Abstract

Extremely fine-grained, hypocrystalline, microporphyritic dacite (whole-rock SiO2 = 65–70 oxide wt.%), called “glassy basalt” by archaeologists, was commonly used to manufacture lithic artefacts found in the British Columbia (B.C.) Interior. Geochemical fingerprinting of dacite minerals can help identify the geologic source of these artefacts. Multiple (∼300) mineral analyses show that mafic orthopyroxene (En65–80), plagioclase (An30–70), augite (Wo30–45, En40–45, Fs10–15), and olivine (∼Fo85) (in that order) represent the most abundant and commonly occurring microphenocrysts. Relative abundances vary among sources. Clustering of averaged mineral data reveals at least five distinct dacite sources for lithic artefacts in the B.C. Interior. Discriminant analysis separates individual mineral analyses according to these five areas with 90% efficiency and provides functions for “sourcing” new artefacts in the future. Two sites represent “quarry” locations and their scope (e.g., geographic area 4 km2, archaeological stratigraphic depth locally 2 m at Cache Creek) implies prolonged use and trade.
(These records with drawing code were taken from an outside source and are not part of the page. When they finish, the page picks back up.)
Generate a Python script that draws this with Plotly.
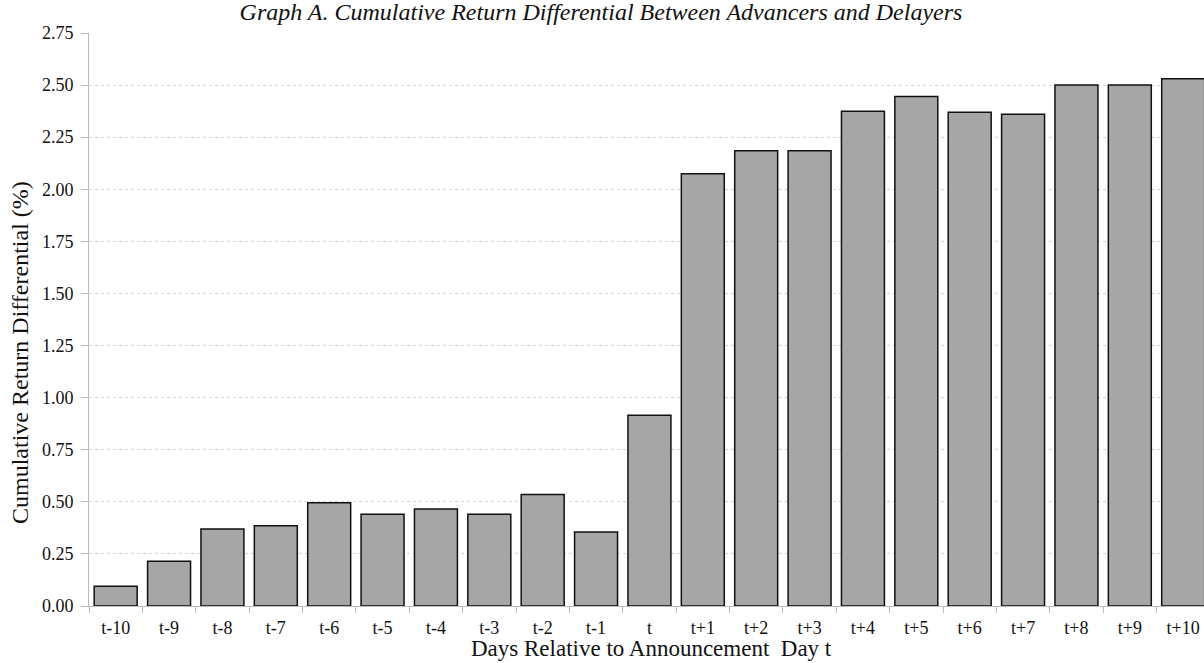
import plotly.graph_objects as go

categories = ["t-10", "t-9", "t-8", "t-7", "t-6", "t-5", "t-4", "t-3", "t-2", "t-1", "t",
              "t+1", "t+2", "t+3", "t+4", "t+5", "t+6", "t+7", "t+8", "t+9", "t+10"]
values = [0.095, 0.215, 0.37, 0.385, 0.495, 0.44, 0.465, 0.44, 0.535, 0.355, 0.915,
          2.075, 2.185, 2.185, 2.375, 2.445, 2.37, 2.36, 2.50, 2.50, 2.53]
y_ticks = [0, 0.25, 0.5, 0.75, 1.0, 1.25, 1.5, 1.75, 2.0, 2.25, 2.5, 2.75]

font_family = "Liberation Serif, DejaVu Serif, serif"

fig = go.Figure(go.Bar(
    x=categories, y=values,
    marker=dict(color="#a6a6a6", line=dict(color="#111111", width=1.5)),
))

fig.update_layout(
    width=1204, height=663,
    margin=dict(l=89, r=0, t=33, b=57),
    paper_bgcolor="white", plot_bgcolor="white",
    bargap=0.195,
    showlegend=False,
    font=dict(family=font_family, size=18, color="#111111"),
    title=dict(text="<i>Graph A. Cumulative Return Differential Between Advancers and Delayers</i>",
               x=601 / 1204, xanchor="center", y=1 - 12 / 663, yanchor="middle",
               font=dict(family=font_family, size=24, color="#111111")),
    annotations=[
        dict(text="Cumulative Return Differential (%)", textangle=-90,
             xref="paper", yref="paper", x=(20 - 89) / 1115, y=(606 - 353) / 573,
             xanchor="center", yanchor="middle", showarrow=False,
             font=dict(family=font_family, size=24, color="#111111")),
        dict(text="Days Relative to Announcement  Day t",
             xref="paper", yref="paper", x=(652 - 89) / 1115, y=(606 - 648) / 573,
             xanchor="center", yanchor="middle", showarrow=False,
             font=dict(family=font_family, size=23, color="#111111")),
    ],
)
fig.update_xaxes(
    type="category", range=[-0.5, 20.39],
    tickson="boundaries", ticks="outside", ticklen=6, tickcolor="#bbbbbb",
    showline=True, linecolor="#bbbbbb", linewidth=1,
    showgrid=False,
    ticklabelstandoff=5,
    tickfont=dict(size=18),
)
fig.update_yaxes(
    range=[0, 2.75], tickvals=y_ticks, tickformat=".2f",
    ticks="outside", ticklen=7, tickcolor="#bbbbbb",
    showline=True, linecolor="#bbbbbb", linewidth=1,
    showgrid=True, gridcolor="#d2d2d2", griddash="dot", gridwidth=1,
    zeroline=False,
    ticklabelstandoff=4,
    tickfont=dict(size=18),
)

fig.write_html("out.html", config={"displayModeBar": False},
               post_script="document.body.style.margin='0';document.body.style.padding='0';")
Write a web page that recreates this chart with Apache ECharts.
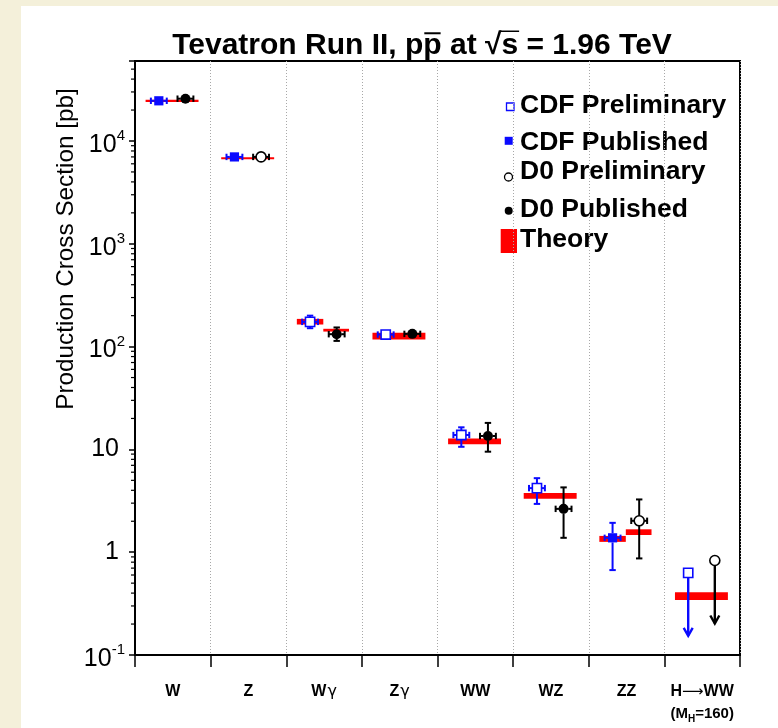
<!DOCTYPE html>
<html>
<head>
<meta charset="utf-8">
<script src="https://cdn.jsdelivr.net/npm/echarts@6/dist/echarts.min.js"></script>
<style>
  html, body { margin: 0; padding: 0; background: #f4f0da; }
  #chart { width: 778px; height: 728px; }
</style>
</head>
<body>
<div id="chart"></div>
<script>
// Processes on the x axis
const categories = ['W', 'Z', 'Wγ', 'Zγ', 'WW', 'WZ', 'ZZ', 'H→WW'];

// Measurements: [category index, cross section (pb), +error, -error]
const cdfPreliminary = [[2, 174, 26, 23], [3, 131, 10, 10], [4, 13.8, 2.6, 3.2], [5, 4.2, 1.05, 1.25]];
const cdfPublished = [[0, 24600, 1200, 1200], [1, 7000, 300, 300], [6, 1.38, 0.55, 0.71]];
const d0Preliminary = [[1, 7000, 300, 300], [6, 2.02, 1.24, 1.15]];
const d0Published = [[0, 25800, 1200, 1200], [2, 132, 21.5, 18.4], [3, 133, 10, 10], [4, 13.5, 4.6, 4.0], [5, 2.64, 1.63, 1.26]];

// Upper limits: [category index, limit (pb)]
const cdfLimits = [[7, 0.63]];
const d0Limits = [[7, 0.83]];

// Theory predictions: [category index, low, high]
const theoryShared = [[0, 24000, 25200], [1, 6650, 6950], [3, 117, 136], [4, 11.2, 12.8], [5, 3.31, 3.76], [7, 0.342, 0.407]];
const theoryCdf = [[2, 164, 186], [6, 1.26, 1.44]];
const theoryD0 = [[2, 140, 149], [6, 1.47, 1.67]];

// Axis range and text
const yMin = 0.1;
const yMax = 60000;
const titleText = 'Tevatron Run II, pp at √s = 1.96 TeV';
const yAxisTitle = 'Production Cross Section [pb]';
const legendLabels = ['CDF Preliminary', 'CDF Published', 'D0 Preliminary', 'D0 Published', 'Theory'];

// ---------------------------------------------------------------------------
const FONT = '"Liberation Sans", Arial, Helvetica, sans-serif';
const BLUE = '#0a0aff';
const BLACK = '#000000';
const RED = '#ff0000';
const GRID = { left: 135, top: 61, width: 605, height: 594 };
const CDF_DX = -0.185;
const D0_DX = 0.167;
const HALF = 4.6;

const chart = echarts.init(document.getElementById('chart'), null, { renderer: 'canvas' });

function markerShape(st, x, y) {
  const fill = st.filled ? st.color : '#ffffff';
  if (st.shape === 'square') {
    return { type: 'rect', shape: { x: x - HALF, y: y - HALF, width: 2 * HALF, height: 2 * HALF },
      style: { fill: fill, stroke: st.color, lineWidth: st.filled ? 0 : 1.6 }, z2: 5 };
  }
  return { type: 'circle', shape: { cx: x, cy: y, r: HALF + 0.4 },
    style: { fill: fill, stroke: st.color, lineWidth: st.filled ? 0 : 1.6 }, z2: 5 };
}

function pointRenderer(st) {
  return function (params, api) {
    const band = params.coordSys.width / categories.length;
    const cat = api.value(0), v = api.value(1), up = api.value(2), dn = api.value(3);
    const p = api.coord([cat, v]);
    const x = p[0] + st.dx * band, y = p[1];
    const yHi = api.coord([cat, v + up])[1];
    const yLo = api.coord([cat, v - dn])[1];
    const cap = 3.2;
    const ls = { stroke: st.color, lineWidth: 2 };
    const kids = [];
    const seg = (x1, y1, x2, y2) => kids.push({ type: 'line', shape: { x1, y1, x2, y2 }, style: ls });
    if (yHi < y - HALF) { seg(x, y - HALF, x, yHi); seg(x - cap, yHi, x + cap, yHi); }
    if (yLo > y + HALF) { seg(x, y + HALF, x, yLo); seg(x - cap, yLo, x + cap, yLo); }
    const xe = 0.105 * band;
    seg(x - xe, y, x - HALF, y); seg(x - xe, y - cap, x - xe, y + cap);
    seg(x + HALF, y, x + xe, y); seg(x + xe, y - cap, x + xe, y + cap);
    kids.push(markerShape(st, x, y));
    return { type: 'group', children: kids };
  };
}

function limitRenderer(st) {
  return function (params, api) {
    const band = params.coordSys.width / categories.length;
    const cat = api.value(0), v = api.value(1);
    const p = api.coord([cat, v]);
    const x = p[0] + st.dx * band, y = p[1];
    const yEnd = y + 63;
    const ls = { stroke: st.color, lineWidth: 2.4 };
    return { type: 'group', children: [
      { type: 'line', shape: { x1: x, y1: y + HALF, x2: x, y2: yEnd }, style: ls },
      { type: 'polyline', shape: { points: [[x - 4.5, yEnd - 8], [x, yEnd], [x + 4.5, yEnd - 8]] }, style: { stroke: st.color, lineWidth: 2.4, fill: null } },
      markerShape(st, x, y)
    ] };
  };
}

function theoryRenderer(a, b) {
  return function (params, api) {
    const band = params.coordSys.width / categories.length;
    const cat = api.value(0);
    const cx = api.coord([cat, api.value(1)])[0];
    let yTop = api.coord([cat, api.value(2)])[1];
    let yBot = api.coord([cat, api.value(1)])[1];
    if (yBot - yTop < 2) { const m = (yTop + yBot) / 2; yTop = m - 1; yBot = m + 1; }
    return { type: 'rect', shape: { x: cx + a * band, y: yTop, width: (b - a) * band, height: yBot - yTop },
      style: { fill: RED } };
  };
}

// log-scale minor tick positions (2..9 x 10^n) inside the axis range
const minorTicks = [];
for (let e = Math.floor(Math.log10(yMin)); e <= Math.ceil(Math.log10(yMax)); e++) {
  for (let k = 2; k <= 9; k++) {
    const v = k * Math.pow(10, e);
    if (v > yMin && v < yMax) minorTicks.push([0, v]);
  }
}

function minorTickRenderer(params, api) {
  const cs = params.coordSys;
  const y = api.coord([0, api.value(1)])[1];
  return { type: 'line', shape: { x1: cs.x - 4, y1: y, x2: cs.x, y2: y }, style: { stroke: BLACK, lineWidth: 1.2 } };
}

const stCdfPrel = { color: BLUE, shape: 'square', filled: false, dx: CDF_DX };
const stCdfPub = { color: BLUE, shape: 'square', filled: true, dx: CDF_DX };
const stD0Prel = { color: BLACK, shape: 'circle', filled: false, dx: D0_DX };
const stD0Pub = { color: BLACK, shape: 'circle', filled: true, dx: D0_DX };

// text metrics for title decorations
const mctx = document.createElement('canvas').getContext('2d');
const titleFont = 'bold 30px ' + FONT;
mctx.font = titleFont;
mctx.textBaseline = 'middle';
const tw = (s) => mctx.measureText(s).width;
const titleCx = 422, titleCy = 46;
const titleLeft = titleCx - tw(titleText) / 2;
const capTop = mctx.measureText('T').actualBoundingBoxAscent;
const pbarX = titleLeft + tw('Tevatron Run II, p');
const pbarW = tw('p');
const sqrtX = titleLeft + tw('Tevatron Run II, pp at ');
const sqrtW = tw('√');
const sqrtTop = mctx.measureText('√').actualBoundingBoxAscent;
const sW = tw('s');

const legendFont = 'bold 26.5px ' + FONT;
const legendRows = [106, 143, 172, 210, 240];
const legendMarkers = [
  { type: 'rect', shape: { x: 506.5, y: 103, width: 7.5, height: 7.5 }, style: { fill: '#fff', stroke: BLUE, lineWidth: 1.3 } },
  { type: 'rect', shape: { x: 504.7, y: 136.8, width: 8, height: 8 }, style: { fill: BLUE } },
  { type: 'circle', shape: { cx: 508.5, cy: 177, r: 4 }, style: { fill: '#fff', stroke: BLACK, lineWidth: 1.3 } },
  { type: 'circle', shape: { cx: 508.7, cy: 210.7, r: 4 }, style: { fill: BLACK } },
  { type: 'rect', shape: { x: 500.7, y: 229, width: 16.3, height: 24 }, style: { fill: RED } }
];

const graphics = [
  { type: 'rect', z: -10, shape: { x: 21, y: 6, width: 757, height: 722 }, style: { fill: '#ffffff' }, silent: true },
  { type: 'text', x: titleCx, y: titleCy, style: { text: titleText, font: titleFont, fill: BLACK, align: 'center', verticalAlign: 'middle' } },
  { type: 'line', shape: { x1: pbarX + 1, y1: titleCy - capTop - 1, x2: pbarX + pbarW - 1, y2: titleCy - capTop - 1 }, style: { stroke: BLACK, lineWidth: 2 } },
  { type: 'line', shape: { x1: sqrtX + sqrtW - 1.5, y1: titleCy - sqrtTop + 1, x2: sqrtX + sqrtW + sW + 1, y2: titleCy - sqrtTop + 1 }, style: { stroke: BLACK, lineWidth: 1.5 } },
  { type: 'text', x: 66, y: 249, rotation: Math.PI / 2, style: { text: yAxisTitle, font: '24.3px ' + FONT, fill: BLACK, align: 'center', verticalAlign: 'middle' } }
];
legendLabels.forEach((label, i) => {
  graphics.push(legendMarkers[i]);
  graphics.push({ type: 'text', x: 520, y: legendRows[i], style: { text: label, font: legendFont, fill: BLACK, align: 'left', verticalAlign: 'middle' } });
});

function pointSeries(name, data, st) {
  return { name: name, type: 'custom', data: data, renderItem: pointRenderer(st), encode: { x: 0, y: 1 }, z: 4, clip: false };
}
function limitSeries(name, data, st) {
  return { name: name, type: 'custom', data: data, renderItem: limitRenderer(st), encode: { x: 0, y: 1 }, z: 4, clip: false };
}
function theorySeries(name, data, a, b) {
  return { name: name, type: 'custom', data: data, renderItem: theoryRenderer(a, b), encode: { x: 0, y: [1, 2] }, z: 3, clip: false };
}

const boldLabel = { fontFamily: FONT, fontWeight: 'bold', fontSize: 16, lineHeight: 22, color: BLACK };
const option = {
  animation: false,
  backgroundColor: '#f4f0da',
  textStyle: { fontFamily: FONT },
  grid: { left: GRID.left, top: GRID.top, width: GRID.width, height: GRID.height, show: true,
    borderColor: BLACK, borderWidth: 2, backgroundColor: 'transparent', containLabel: false },
  graphic: graphics,
  xAxis: {
    type: 'category',
    data: categories,
    boundaryGap: true,
    axisLine: { show: true, lineStyle: { color: BLACK, width: 2 } },
    axisTick: { show: true, inside: false, length: 12, lineStyle: { color: BLACK, width: 1.5 } },
    splitLine: { show: true, lineStyle: { color: '#a8a8a8', width: 1, type: [1, 2] } },
    axisLabel: {
      interval: 0, margin: 26, color: BLACK, fontFamily: FONT, fontWeight: 'bold', fontSize: 16, lineHeight: 22,
      formatter: (v) => {
        if (v === 'H→WW') return '{b|H}{ar|⟶}{b|WW}\n{m|(M}{sub|H}{m|=160)}';
        const g = v.indexOf('γ');
        if (g >= 0) return '{b|' + v.slice(0, g) + '}{g|γ}';
        return '{b|' + v + '}';
      },
      rich: {
        b: boldLabel,
        g: { fontFamily: '"DejaVu Sans", sans-serif', fontWeight: 'normal', fontSize: 16, lineHeight: 22, color: BLACK, padding: [0, 0, 0, 1] },
        ar: { fontFamily: '"DejaVu Sans", sans-serif', fontWeight: 'normal', fontSize: 15, lineHeight: 22, color: BLACK },
        m: { fontFamily: FONT, fontWeight: 'bold', fontSize: 15, lineHeight: 22, color: BLACK },
        sub: { fontFamily: FONT, fontWeight: 'bold', fontSize: 10, lineHeight: 22, color: BLACK, padding: [10, 0, 0, 0] }
      }
    }
  },
  yAxis: {
    type: 'log',
    logBase: 10,
    min: yMin,
    max: yMax,
    axisLine: { show: true, lineStyle: { color: BLACK, width: 2 } },
    axisTick: { show: true, inside: false, length: 6, lineStyle: { color: BLACK, width: 1.5 } },
    splitLine: { show: false },
    axisLabel: {
      margin: 10, color: BLACK,
      formatter: (v) => {
        const e = Math.round(Math.log10(v));
        if (Math.abs(v - Math.pow(10, e)) > 1e-6 * Math.pow(10, e)) return '';
        if (e === 0) return '{n|1}';
        if (e === 1) return '{n|10}';
        return '{p|10}{sup|' + e + '}';
      },
      rich: {
        n: { fontFamily: FONT, fontSize: 25, color: BLACK, padding: [0, 6, 0, 0] },
        p: { fontFamily: FONT, fontSize: 25, color: BLACK, padding: [8, 0, 0, 0] },
        sup: { fontFamily: FONT, fontSize: 15, color: BLACK, padding: [0, 0, 10, 0] }
      }
    }
  },
  series: [
    { name: 'minor ticks', type: 'custom', data: minorTicks, renderItem: minorTickRenderer, encode: { x: 0, y: 1 }, z: 5, clip: false, silent: true },
    theorySeries('Theory', theoryShared, -0.36, 0.34),
    theorySeries('Theory CDF', theoryCdf, -0.36, -0.01),
    theorySeries('Theory D0', theoryD0, -0.01, 0.33),
    pointSeries('CDF Preliminary', cdfPreliminary, stCdfPrel),
    pointSeries('CDF Published', cdfPublished, stCdfPub),
    pointSeries('D0 Preliminary', d0Preliminary, stD0Prel),
    pointSeries('D0 Published', d0Published, stD0Pub),
    limitSeries('CDF Limit', cdfLimits, stCdfPrel),
    limitSeries('D0 Limit', d0Limits, stD0Prel)
  ]
};

chart.setOption(option);
</script>
</body>
</html>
However, fingerprinting suggests that in the B.C. Interior, tools were made from local dacite. Mineral fingerprinting uses small (∼0.1 g) samples, which is important when analyzing valuable artefacts. Hypocrystalline, “knappable,” microporphyritic dacite is probably common around the Pacific due to Cenozoic subduction. Thus, mineral-based sourcing could have wider application outside of western Canada.